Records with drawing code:

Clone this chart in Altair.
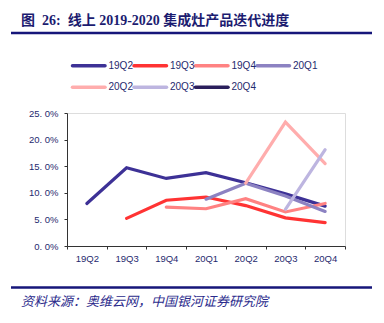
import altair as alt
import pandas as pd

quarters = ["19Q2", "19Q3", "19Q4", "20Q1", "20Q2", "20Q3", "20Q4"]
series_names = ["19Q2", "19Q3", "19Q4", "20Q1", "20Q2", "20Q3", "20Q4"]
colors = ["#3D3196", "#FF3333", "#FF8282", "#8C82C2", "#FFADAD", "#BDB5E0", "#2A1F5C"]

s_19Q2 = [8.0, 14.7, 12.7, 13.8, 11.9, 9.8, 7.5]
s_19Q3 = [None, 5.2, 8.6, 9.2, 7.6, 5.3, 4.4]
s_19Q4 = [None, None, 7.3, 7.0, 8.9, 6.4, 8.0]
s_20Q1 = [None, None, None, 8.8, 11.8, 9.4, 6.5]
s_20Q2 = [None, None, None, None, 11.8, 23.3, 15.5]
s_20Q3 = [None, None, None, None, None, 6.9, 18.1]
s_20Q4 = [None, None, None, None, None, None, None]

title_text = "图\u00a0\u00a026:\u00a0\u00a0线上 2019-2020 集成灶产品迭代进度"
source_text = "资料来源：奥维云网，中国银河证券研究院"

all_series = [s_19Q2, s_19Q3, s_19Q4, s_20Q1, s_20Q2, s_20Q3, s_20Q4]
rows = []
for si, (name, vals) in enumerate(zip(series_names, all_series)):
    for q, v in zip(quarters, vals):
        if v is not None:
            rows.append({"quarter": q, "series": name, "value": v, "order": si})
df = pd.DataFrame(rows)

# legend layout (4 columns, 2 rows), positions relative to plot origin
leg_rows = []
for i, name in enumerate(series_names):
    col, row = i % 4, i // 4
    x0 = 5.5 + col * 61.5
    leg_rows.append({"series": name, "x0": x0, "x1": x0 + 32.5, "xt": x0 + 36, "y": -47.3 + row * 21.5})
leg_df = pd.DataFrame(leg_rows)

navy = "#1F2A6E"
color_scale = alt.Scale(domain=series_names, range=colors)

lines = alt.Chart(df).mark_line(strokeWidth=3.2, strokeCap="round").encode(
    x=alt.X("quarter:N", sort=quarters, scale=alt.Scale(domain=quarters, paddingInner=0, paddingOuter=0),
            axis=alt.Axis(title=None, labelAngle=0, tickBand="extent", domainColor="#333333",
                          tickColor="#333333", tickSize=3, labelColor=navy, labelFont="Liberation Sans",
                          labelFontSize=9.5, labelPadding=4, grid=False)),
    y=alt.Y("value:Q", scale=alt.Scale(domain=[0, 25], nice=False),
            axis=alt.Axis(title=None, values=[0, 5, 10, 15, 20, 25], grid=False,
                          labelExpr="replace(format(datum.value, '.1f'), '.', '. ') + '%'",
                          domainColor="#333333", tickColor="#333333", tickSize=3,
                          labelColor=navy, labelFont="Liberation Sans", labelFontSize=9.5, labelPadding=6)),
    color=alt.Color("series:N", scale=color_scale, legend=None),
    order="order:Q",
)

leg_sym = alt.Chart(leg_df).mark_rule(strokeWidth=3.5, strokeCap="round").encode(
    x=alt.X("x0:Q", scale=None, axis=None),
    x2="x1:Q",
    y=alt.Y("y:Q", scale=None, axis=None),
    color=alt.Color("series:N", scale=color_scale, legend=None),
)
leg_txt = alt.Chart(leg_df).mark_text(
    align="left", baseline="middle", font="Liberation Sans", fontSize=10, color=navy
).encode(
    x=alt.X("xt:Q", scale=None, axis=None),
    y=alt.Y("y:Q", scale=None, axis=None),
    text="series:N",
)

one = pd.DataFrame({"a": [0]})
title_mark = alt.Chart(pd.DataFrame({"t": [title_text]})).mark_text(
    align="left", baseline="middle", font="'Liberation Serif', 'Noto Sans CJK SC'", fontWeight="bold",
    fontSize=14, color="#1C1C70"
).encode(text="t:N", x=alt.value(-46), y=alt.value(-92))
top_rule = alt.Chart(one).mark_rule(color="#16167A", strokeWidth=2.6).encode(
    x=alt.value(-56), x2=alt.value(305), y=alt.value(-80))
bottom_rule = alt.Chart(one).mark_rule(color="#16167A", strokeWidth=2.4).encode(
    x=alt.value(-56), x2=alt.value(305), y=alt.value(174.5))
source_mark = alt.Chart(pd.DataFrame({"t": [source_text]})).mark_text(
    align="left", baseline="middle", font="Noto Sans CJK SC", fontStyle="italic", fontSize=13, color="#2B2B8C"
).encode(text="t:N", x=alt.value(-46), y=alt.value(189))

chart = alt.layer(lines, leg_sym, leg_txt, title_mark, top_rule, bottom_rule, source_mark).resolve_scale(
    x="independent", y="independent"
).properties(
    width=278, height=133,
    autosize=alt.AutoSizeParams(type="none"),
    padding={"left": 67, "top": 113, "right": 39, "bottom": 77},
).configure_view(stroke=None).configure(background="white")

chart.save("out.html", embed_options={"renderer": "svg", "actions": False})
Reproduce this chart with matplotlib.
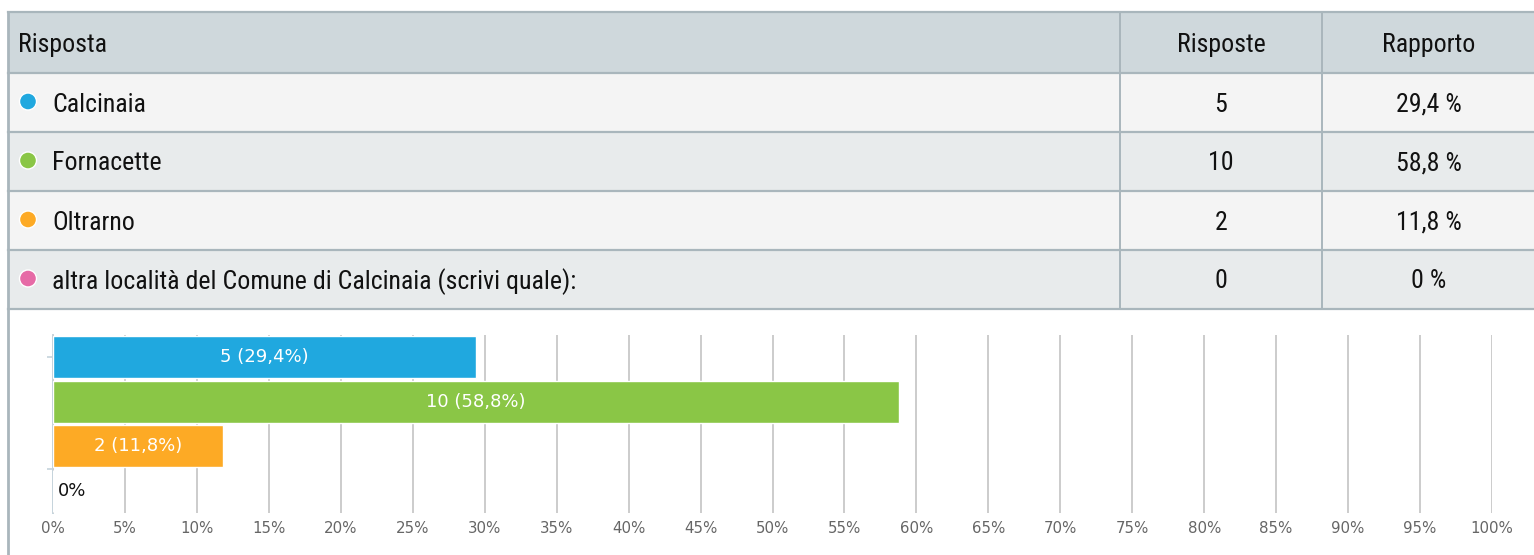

YOUR GOAL:
Transcribe all of the entries word for word, but skip any pictures they contain.

EXERCISE OUTPUT:
Clone this chart in Altair.
import altair as alt
import pandas as pd

quarters = ["19Q2", "19Q3", "19Q4", "20Q1", "20Q2", "20Q3", "20Q4"]
series_names = ["19Q2", "19Q3", "19Q4", "20Q1", "20Q2", "20Q3", "20Q4"]
colors = ["#3D3196", "#FF3333", "#FF8282", "#8C82C2", "#FFADAD", "#BDB5E0", "#2A1F5C"]

s_19Q2 = [8.0, 14.7, 12.7, 13.8, 11.9, 9.8, 7.5]
s_19Q3 = [None, 5.2, 8.6, 9.2, 7.6, 5.3, 4.4]
s_19Q4 = [None, None, 7.3, 7.0, 8.9, 6.4, 8.0]
s_20Q1 = [None, None, None, 8.8, 11.8, 9.4, 6.5]
s_20Q2 = [None, None, None, None, 11.8, 23.3, 15.5]
s_20Q3 = [None, None, None, None, None, 6.9, 18.1]
s_20Q4 = [None, None, None, None, None, None, None]

title_text = "图\u00a0\u00a026:\u00a0\u00a0线上 2019-2020 集成灶产品迭代进度"
source_text = "资料来源：奥维云网，中国银河证券研究院"

all_series = [s_19Q2, s_19Q3, s_19Q4, s_20Q1, s_20Q2, s_20Q3, s_20Q4]
rows = []
for si, (name, vals) in enumerate(zip(series_names, all_series)):
    for q, v in zip(quarters, vals):
        if v is not None:
            rows.append({"quarter": q, "series": name, "value": v, "order": si})
df = pd.DataFrame(rows)

# legend layout (4 columns, 2 rows), positions relative to plot origin
leg_rows = []
for i, name in enumerate(series_names):
    col, row = i % 4, i // 4
    x0 = 5.5 + col * 61.5
    leg_rows.append({"series": name, "x0": x0, "x1": x0 + 32.5, "xt": x0 + 36, "y": -47.3 + row * 21.5})
leg_df = pd.DataFrame(leg_rows)

navy = "#1F2A6E"
color_scale = alt.Scale(domain=series_names, range=colors)

lines = alt.Chart(df).mark_line(strokeWidth=3.2, strokeCap="round").encode(
    x=alt.X("quarter:N", sort=quarters, scale=alt.Scale(domain=quarters, paddingInner=0, paddingOuter=0),
            axis=alt.Axis(title=None, labelAngle=0, tickBand="extent", domainColor="#333333",
                          tickColor="#333333", tickSize=3, labelColor=navy, labelFont="Liberation Sans",
                          labelFontSize=9.5, labelPadding=4, grid=False)),
    y=alt.Y("value:Q", scale=alt.Scale(domain=[0, 25], nice=False),
            axis=alt.Axis(title=None, values=[0, 5, 10, 15, 20, 25], grid=False,
                          labelExpr="replace(format(datum.value, '.1f'), '.', '. ') + '%'",
                          domainColor="#333333", tickColor="#333333", tickSize=3,
                          labelColor=navy, labelFont="Liberation Sans", labelFontSize=9.5, labelPadding=6)),
    color=alt.Color("series:N", scale=color_scale, legend=None),
    order="order:Q",
)

leg_sym = alt.Chart(leg_df).mark_rule(strokeWidth=3.5, strokeCap="round").encode(
    x=alt.X("x0:Q", scale=None, axis=None),
    x2="x1:Q",
    y=alt.Y("y:Q", scale=None, axis=None),
    color=alt.Color("series:N", scale=color_scale, legend=None),
)
leg_txt = alt.Chart(leg_df).mark_text(
    align="left", baseline="middle", font="Liberation Sans", fontSize=10, color=navy
).encode(
    x=alt.X("xt:Q", scale=None, axis=None),
    y=alt.Y("y:Q", scale=None, axis=None),
    text="series:N",
)

one = pd.DataFrame({"a": [0]})
title_mark = alt.Chart(pd.DataFrame({"t": [title_text]})).mark_text(
    align="left", baseline="middle", font="'Liberation Serif', 'Noto Sans CJK SC'", fontWeight="bold",
    fontSize=14, color="#1C1C70"
).encode(text="t:N", x=alt.value(-46), y=alt.value(-92))
top_rule = alt.Chart(one).mark_rule(color="#16167A", strokeWidth=2.6).encode(
    x=alt.value(-56), x2=alt.value(305), y=alt.value(-80))
bottom_rule = alt.Chart(one).mark_rule(color="#16167A", strokeWidth=2.4).encode(
    x=alt.value(-56), x2=alt.value(305), y=alt.value(174.5))
source_mark = alt.Chart(pd.DataFrame({"t": [source_text]})).mark_text(
    align="left", baseline="middle", font="Noto Sans CJK SC", fontStyle="italic", fontSize=13, color="#2B2B8C"
).encode(text="t:N", x=alt.value(-46), y=alt.value(189))

chart = alt.layer(lines, leg_sym, leg_txt, title_mark, top_rule, bottom_rule, source_mark).resolve_scale(
    x="independent", y="independent"
).properties(
    width=278, height=133,
    autosize=alt.AutoSizeParams(type="none"),
    padding={"left": 67, "top": 113, "right": 39, "bottom": 77},
).configure_view(stroke=None).configure(background="white")

chart.save("out.html", embed_options={"renderer": "svg", "actions": False})
Reproduce this chart with matplotlib.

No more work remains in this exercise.